Step 3: Assemble the Salad
- Pour Dressing: Drizzle the dressing over the chopped vegetables and gently toss until everything is evenly coated.
- Let Marinate (Optional): For best flavor, let the salad marinate for 20-30 minutes in the refrigerator before serving.
Step 4: Serve
- Garnish and Enjoy: Transfer the salad to a serving bowl and garnish with additional parsley or feta if desired. Serve immediately and enjoy!
Tips
- Use English cucumbers for fewer seeds and a milder taste.
- For extra protein, add grilled chicken, shrimp, or chickpeas.
- Make the dressing ahead of time and store it in the refrigerator for up to a week.
- To make it vegan, omit the feta or use a plant-based alternative.

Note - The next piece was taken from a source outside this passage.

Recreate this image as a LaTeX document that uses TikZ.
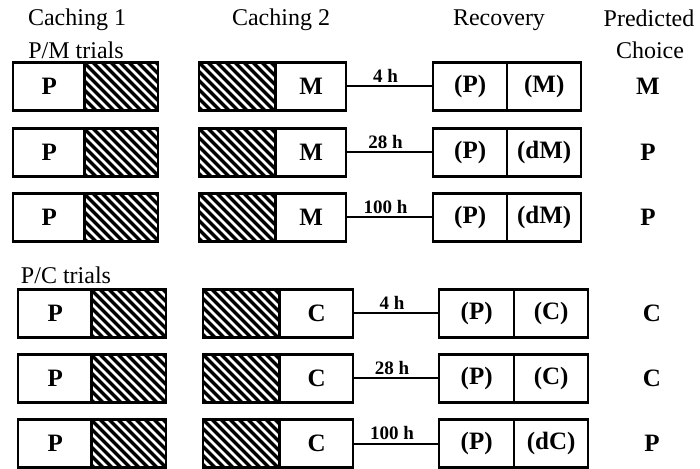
\documentclass[tikz,border=0pt]{standalone}
\usepackage{fontspec}
\setmainfont{Liberation Serif}
\usetikzlibrary{calc}
\newcommand\hatchit[1]{%
  \begin{scope}
    \clip (#1.south west) rectangle (#1.north east);
    \foreach \k in {-54,-45,...,90}{\draw[hl] ($(#1.north west)+(\k,0)$) -- ++(60,60);}
  \end{scope}
  \draw[line width=1.2pt] (#1.south west) rectangle (#1.north east);}
\begin{document}
\begin{tikzpicture}[x=0.5pt,y=-0.5pt,
  cell/.style={draw, line width=1.2pt, minimum height=24pt, inner sep=0pt, anchor=west,
    font=\fontsize{12.5}{14}\selectfont\bfseries},
  hatch/.style={cell, outer sep=0pt},
  hl/.style={line width=1.7pt},
  rec/.style={cell, font=\fontsize{12.5}{14}\selectfont\bfseries},
  conn/.style={line width=1pt},
  lab/.style={above, pos=0.45, inner sep=1.5pt, font=\fontsize{9.5}{11}\selectfont\bfseries},
  pred/.style={font=\fontsize{12.5}{14}\selectfont\bfseries},
  head/.style={font=\fontsize{12}{14}\selectfont}]
\useasboundingbox (0,0) rectangle (700,469);
% headers
\node[head] (h1) at (77,20) {Caching 1};
\node[head] (h1b) at (76,50) {P/M trials};
\node[head] (h2) at (281,20) {Caching 2};
\node[head] (h3) at (499,20) {Recovery};
\node[head] (h4) at (649,18) {Predicted};
\node[head] (h4b) at (650,50) {Choice};
\node[head] (hpc) at (66,275) {P/C trials};
% group A rows
\foreach \r/\y/\t/\rr/\p in {1/86.5/4 h/(M)/M, 2/152.5/28 h/(dM)/P, 3/217.5/100 h/(dM)/P}{
  \node[cell, minimum width=36pt] (a\r-l) at (12,\y) {P};
  \node[hatch, minimum width=37pt] (a\r-h) at (84,\y) {};
  \hatchit{a\r-h}
  \node[hatch, minimum width=38pt] (b\r-h) at (199,\y) {};
  \hatchit{b\r-h}
  \node[cell, minimum width=35pt] (b\r-r) at (275,\y) {M};
  \node[rec, minimum width=37pt] (c\r-l) at (432,\y) {(P)};
  \node[rec, minimum width=37pt] (c\r-r) at (506,\y) {\rr};
  \node[pred] (p\r) at (648,\y) {\p};
  \draw[conn] (b\r-r.east) -- node[lab] {\t} (c\r-l.west);
}
% group B rows
\foreach \r/\y/\t/\rr/\p in {4/313.5/4 h/(C)/C, 5/378.5/28 h/(C)/C, 6/443.5/100 h/(dC)/P}{
  \node[cell, minimum width=37pt] (a\r-l) at (17,\y) {P};
  \node[hatch, minimum width=37.5pt] (a\r-h) at (91,\y) {};
  \hatchit{a\r-h}
  \node[hatch, minimum width=38pt] (b\r-h) at (203,\y) {};
  \hatchit{b\r-h}
  \node[cell, minimum width=36.5pt] (b\r-r) at (279,\y) {C};
  \node[rec, minimum width=37.5pt] (c\r-l) at (438,\y) {(P)};
  \node[rec, minimum width=37pt] (c\r-r) at (513,\y) {\rr};
  \node[pred] (p\r) at (652,\y) {\p};
  \draw[conn] (b\r-r.east) -- node[lab] {\t} (c\r-l.west);
}
\end{tikzpicture}
\end{document}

- Leftovers can be stored in an airtight container for up to 2 days.
Summary
This Ultimate Greek Chopped Salad is a refreshing, vibrant, and healthy dish that’s packed with Mediterranean flavors. Perfect as a side dish or light lunch, this salad combines fresh vegetables, tangy feta, and a zesty homemade vinaigrette that ties everything together beautifully. Quick to prepare and full of nutrients, it’s a dish you’ll want to make again and again.
Ultimate Greek Chopped Salad Recipe
Ingredients
For the Salad:
- 1 large cucumber diced
- 1 pint cherry tomatoes halved
- 1 red bell pepper chopped
- 1 yellow bell pepper chopped
- 1/2 red onion finely diced
- 1/2 cup Kalamata olives sliced
- 1/2 cup crumbled feta cheese
- 2 tbsp fresh parsley chopped (optional)
For the Dressing:
- 1/3 cup extra virgin olive oil
- 3 tbsp red wine vinegar
- 1 clove garlic minced
- 1 tsp dried oregano
- 1/2 tsp Dijon mustard
- Salt and pepper to taste
Instructions
Step 1: Prepare the Vegetables
- Chop Ingredients: Dice the cucumber, halve the cherry tomatoes, chop the bell peppers, and finely dice the red onion. Slice the Kalamata olives and set all the vegetables aside in a large mixing bowl.
- Add Feta and Parsley: Add the crumbled feta cheese and chopped parsley to the bowl.
Step 2: Make the Dressing
- Combine Ingredients: In a small bowl or jar, whisk together the olive oil, red wine vinegar, minced garlic, dried oregano, Dijon mustard, salt, and pepper.
- Mix Well: Shake or whisk until the dressing is well emulsified and combined.
Step 3: Assemble the Salad
- Pour Dressing: Drizzle the dressing over the chopped vegetables and gently toss until everything is evenly coated.
- Let Marinate (Optional): For best flavor, let the salad marinate for 20-30 minutes in the refrigerator before serving.
Step 4: Serve
- Garnish and Enjoy: Transfer the salad to a serving bowl and garnish with additional parsley or feta if desired. Serve immediately and enjoy!
Notes
- Use English cucumbers for fewer seeds and a milder taste.
- For extra protein, add grilled chicken, shrimp, or chickpeas.
- Make the dressing ahead of time and store it in the refrigerator for up to a week.
- To make it vegan, omit the feta or use a plant-based alternative.
- Leftovers can be stored in an airtight container for up to 2 days.